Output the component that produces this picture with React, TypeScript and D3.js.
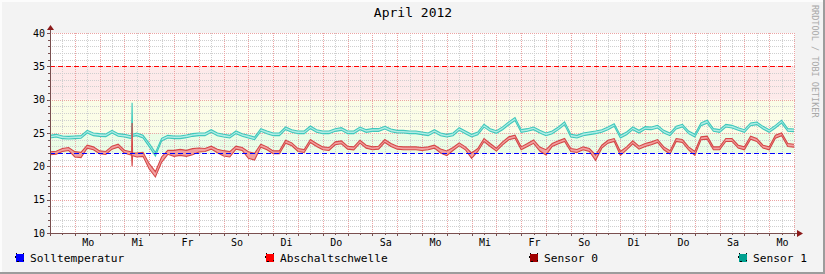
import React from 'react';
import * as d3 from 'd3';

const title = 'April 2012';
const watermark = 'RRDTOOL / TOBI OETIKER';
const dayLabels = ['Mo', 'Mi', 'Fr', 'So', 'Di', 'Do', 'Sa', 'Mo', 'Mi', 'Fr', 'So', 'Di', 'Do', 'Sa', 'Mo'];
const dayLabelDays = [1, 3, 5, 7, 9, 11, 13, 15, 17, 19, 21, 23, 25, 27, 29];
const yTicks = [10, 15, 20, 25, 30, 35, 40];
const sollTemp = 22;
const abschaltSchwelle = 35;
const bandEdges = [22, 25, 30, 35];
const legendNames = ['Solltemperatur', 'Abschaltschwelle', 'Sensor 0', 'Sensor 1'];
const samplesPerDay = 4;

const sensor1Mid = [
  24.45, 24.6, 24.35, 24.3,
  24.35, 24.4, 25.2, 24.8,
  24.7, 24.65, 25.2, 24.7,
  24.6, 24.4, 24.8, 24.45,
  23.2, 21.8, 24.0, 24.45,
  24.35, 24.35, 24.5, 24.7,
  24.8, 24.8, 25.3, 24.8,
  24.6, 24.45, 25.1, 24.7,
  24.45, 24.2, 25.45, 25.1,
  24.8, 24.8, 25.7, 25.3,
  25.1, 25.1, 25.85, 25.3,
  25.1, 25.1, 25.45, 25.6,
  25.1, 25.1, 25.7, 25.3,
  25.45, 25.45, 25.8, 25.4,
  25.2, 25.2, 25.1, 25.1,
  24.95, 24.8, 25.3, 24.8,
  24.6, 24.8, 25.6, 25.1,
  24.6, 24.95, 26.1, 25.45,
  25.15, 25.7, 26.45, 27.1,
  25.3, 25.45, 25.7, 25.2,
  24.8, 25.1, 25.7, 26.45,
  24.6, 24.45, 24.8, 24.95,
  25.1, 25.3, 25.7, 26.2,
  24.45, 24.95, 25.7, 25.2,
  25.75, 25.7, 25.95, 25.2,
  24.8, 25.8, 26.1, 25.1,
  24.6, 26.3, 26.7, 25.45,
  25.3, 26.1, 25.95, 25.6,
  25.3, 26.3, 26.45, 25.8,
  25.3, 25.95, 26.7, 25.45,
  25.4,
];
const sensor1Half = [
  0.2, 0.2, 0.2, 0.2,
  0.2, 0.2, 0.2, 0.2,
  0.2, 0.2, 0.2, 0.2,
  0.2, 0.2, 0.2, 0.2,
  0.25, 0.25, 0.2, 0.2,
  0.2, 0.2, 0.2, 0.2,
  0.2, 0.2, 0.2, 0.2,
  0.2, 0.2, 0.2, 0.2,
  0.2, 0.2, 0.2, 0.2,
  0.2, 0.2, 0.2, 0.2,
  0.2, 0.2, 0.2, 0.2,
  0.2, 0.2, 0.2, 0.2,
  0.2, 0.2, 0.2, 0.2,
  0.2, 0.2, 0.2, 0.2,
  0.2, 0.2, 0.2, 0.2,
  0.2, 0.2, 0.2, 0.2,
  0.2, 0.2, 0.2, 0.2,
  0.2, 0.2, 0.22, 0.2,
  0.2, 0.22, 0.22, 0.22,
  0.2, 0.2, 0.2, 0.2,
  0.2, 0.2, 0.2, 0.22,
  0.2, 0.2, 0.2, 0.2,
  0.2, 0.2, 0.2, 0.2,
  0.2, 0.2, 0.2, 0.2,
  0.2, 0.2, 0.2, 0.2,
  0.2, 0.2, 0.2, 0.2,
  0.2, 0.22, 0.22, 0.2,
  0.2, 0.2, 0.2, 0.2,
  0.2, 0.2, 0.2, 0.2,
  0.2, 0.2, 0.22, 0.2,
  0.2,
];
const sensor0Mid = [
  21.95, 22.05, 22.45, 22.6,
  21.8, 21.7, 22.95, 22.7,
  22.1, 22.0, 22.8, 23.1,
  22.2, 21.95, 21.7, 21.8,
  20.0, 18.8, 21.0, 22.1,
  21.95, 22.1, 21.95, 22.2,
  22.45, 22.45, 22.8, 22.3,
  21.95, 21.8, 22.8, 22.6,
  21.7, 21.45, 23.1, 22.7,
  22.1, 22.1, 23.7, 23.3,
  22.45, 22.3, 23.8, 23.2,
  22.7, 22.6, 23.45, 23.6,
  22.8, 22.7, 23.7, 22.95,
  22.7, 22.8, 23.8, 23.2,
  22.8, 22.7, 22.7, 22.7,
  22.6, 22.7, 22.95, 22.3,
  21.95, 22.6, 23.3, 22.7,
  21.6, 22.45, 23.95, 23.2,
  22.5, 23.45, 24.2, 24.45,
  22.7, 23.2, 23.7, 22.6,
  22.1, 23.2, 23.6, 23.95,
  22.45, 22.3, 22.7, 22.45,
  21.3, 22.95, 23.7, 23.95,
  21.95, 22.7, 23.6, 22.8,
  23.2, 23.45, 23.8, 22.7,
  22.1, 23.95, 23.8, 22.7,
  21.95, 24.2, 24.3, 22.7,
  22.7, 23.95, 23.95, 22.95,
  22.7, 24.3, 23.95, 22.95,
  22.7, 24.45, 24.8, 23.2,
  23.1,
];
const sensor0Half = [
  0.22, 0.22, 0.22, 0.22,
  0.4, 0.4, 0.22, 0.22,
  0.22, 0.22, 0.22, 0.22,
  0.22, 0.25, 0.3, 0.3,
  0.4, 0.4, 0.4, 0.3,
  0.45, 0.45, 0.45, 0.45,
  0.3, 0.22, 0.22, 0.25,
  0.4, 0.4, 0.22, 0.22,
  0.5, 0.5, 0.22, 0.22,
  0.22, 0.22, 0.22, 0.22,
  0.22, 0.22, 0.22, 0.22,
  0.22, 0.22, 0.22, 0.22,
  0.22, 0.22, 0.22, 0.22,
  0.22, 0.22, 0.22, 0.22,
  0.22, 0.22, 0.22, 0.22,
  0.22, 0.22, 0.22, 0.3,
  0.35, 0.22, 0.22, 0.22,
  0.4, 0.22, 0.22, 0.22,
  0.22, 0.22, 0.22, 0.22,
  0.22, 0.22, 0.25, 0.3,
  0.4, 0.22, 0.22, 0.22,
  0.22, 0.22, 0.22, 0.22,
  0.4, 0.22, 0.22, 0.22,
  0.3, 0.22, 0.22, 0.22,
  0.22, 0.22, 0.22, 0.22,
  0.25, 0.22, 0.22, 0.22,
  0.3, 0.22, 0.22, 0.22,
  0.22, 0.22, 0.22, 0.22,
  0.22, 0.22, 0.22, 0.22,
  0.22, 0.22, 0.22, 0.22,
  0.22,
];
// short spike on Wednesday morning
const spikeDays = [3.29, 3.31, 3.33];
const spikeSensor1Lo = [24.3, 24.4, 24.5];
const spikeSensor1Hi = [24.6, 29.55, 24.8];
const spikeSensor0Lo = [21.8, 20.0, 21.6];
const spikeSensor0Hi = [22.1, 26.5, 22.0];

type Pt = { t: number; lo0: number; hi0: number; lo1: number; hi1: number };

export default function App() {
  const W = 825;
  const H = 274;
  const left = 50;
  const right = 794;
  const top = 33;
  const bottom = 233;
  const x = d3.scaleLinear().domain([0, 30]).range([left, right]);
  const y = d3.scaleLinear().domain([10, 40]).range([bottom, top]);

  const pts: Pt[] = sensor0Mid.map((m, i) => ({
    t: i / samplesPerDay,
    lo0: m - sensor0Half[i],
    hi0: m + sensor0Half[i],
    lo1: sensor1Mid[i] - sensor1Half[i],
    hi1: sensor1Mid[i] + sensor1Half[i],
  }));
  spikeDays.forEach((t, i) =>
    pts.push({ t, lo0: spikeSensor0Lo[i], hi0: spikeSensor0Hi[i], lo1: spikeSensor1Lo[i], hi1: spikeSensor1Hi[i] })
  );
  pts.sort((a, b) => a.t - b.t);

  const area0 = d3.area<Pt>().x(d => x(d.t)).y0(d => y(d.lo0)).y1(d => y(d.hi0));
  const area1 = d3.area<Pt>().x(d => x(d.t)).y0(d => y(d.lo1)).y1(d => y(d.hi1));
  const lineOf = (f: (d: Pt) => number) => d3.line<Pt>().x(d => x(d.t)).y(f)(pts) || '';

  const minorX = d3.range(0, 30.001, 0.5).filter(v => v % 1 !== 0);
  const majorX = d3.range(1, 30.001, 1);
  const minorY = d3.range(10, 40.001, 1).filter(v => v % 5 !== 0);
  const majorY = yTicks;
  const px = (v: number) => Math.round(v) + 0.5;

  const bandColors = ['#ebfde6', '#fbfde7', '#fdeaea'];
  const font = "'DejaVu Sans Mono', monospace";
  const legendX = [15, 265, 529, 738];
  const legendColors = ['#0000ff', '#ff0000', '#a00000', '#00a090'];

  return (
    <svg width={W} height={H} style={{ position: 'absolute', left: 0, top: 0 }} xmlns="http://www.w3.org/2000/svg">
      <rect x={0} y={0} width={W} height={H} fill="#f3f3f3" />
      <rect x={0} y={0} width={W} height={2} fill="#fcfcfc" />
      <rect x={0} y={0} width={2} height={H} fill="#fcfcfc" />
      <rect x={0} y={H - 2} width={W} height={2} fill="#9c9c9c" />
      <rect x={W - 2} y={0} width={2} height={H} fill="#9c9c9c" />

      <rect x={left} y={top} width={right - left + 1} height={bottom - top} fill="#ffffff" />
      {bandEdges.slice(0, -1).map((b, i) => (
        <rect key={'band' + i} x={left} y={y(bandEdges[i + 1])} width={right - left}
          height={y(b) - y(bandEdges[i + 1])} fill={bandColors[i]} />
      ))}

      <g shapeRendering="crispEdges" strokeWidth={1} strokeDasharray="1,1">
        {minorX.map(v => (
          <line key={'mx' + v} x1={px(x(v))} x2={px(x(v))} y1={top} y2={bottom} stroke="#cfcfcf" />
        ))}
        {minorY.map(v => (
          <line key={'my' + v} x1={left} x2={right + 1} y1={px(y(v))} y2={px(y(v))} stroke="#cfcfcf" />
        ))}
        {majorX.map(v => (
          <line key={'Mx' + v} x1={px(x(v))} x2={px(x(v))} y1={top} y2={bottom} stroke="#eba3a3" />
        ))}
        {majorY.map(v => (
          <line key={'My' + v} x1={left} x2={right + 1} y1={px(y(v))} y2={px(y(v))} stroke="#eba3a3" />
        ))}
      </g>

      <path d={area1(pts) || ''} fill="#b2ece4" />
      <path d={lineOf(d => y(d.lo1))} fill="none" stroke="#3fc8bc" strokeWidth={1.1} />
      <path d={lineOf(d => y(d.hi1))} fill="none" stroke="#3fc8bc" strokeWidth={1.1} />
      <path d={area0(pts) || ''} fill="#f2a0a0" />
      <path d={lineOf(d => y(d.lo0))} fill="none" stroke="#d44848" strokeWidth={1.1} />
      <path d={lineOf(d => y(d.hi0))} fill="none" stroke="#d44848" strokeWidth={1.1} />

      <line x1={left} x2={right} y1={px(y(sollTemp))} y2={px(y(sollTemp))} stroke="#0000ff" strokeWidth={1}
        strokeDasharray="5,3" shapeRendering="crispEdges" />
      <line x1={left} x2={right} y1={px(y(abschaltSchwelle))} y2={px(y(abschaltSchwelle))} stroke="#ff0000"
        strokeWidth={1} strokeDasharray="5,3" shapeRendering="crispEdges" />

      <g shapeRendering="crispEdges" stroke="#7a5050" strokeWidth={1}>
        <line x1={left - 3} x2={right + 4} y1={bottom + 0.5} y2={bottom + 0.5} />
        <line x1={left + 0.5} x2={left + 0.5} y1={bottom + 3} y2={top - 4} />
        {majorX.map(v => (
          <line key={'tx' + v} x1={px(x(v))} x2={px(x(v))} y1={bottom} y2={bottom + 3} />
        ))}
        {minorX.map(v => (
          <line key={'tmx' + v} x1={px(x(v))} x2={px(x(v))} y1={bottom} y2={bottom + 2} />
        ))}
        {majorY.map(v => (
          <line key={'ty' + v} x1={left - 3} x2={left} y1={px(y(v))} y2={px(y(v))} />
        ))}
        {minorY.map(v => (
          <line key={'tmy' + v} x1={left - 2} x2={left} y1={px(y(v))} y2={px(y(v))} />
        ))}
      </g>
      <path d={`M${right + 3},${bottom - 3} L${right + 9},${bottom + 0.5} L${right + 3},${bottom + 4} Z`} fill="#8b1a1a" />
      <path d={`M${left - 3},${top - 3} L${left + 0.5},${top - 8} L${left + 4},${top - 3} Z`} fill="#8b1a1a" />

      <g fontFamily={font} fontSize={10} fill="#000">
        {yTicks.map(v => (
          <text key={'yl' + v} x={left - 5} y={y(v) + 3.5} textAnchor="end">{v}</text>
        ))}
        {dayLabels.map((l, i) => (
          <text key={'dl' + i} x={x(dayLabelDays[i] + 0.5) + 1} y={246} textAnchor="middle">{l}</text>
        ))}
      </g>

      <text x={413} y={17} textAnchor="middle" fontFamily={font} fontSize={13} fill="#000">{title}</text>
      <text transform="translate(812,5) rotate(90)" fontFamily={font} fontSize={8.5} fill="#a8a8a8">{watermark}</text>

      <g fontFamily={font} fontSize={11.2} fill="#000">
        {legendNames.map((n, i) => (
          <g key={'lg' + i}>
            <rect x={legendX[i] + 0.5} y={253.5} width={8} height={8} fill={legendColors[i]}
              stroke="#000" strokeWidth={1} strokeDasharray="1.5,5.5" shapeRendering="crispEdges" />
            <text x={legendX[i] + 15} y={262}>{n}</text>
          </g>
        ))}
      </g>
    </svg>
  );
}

◇ ◇ ◇ ◇

EXERCISE OBJECTIVE: In the data above, please extract the lines from the first one through the line with "const samplesPerDay = 4;", exactly, and keep pictures out.

COMPLETE ANSWER:
Output the component that produces this picture with React, TypeScript and D3.js.
import React from 'react';
import * as d3 from 'd3';

const title = 'April 2012';
const watermark = 'RRDTOOL / TOBI OETIKER';
const dayLabels = ['Mo', 'Mi', 'Fr', 'So', 'Di', 'Do', 'Sa', 'Mo', 'Mi', 'Fr', 'So', 'Di', 'Do', 'Sa', 'Mo'];
const dayLabelDays = [1, 3, 5, 7, 9, 11, 13, 15, 17, 19, 21, 23, 25, 27, 29];
const yTicks = [10, 15, 20, 25, 30, 35, 40];
const sollTemp = 22;
const abschaltSchwelle = 35;
const bandEdges = [22, 25, 30, 35];
const legendNames = ['Solltemperatur', 'Abschaltschwelle', 'Sensor 0', 'Sensor 1'];
const samplesPerDay = 4;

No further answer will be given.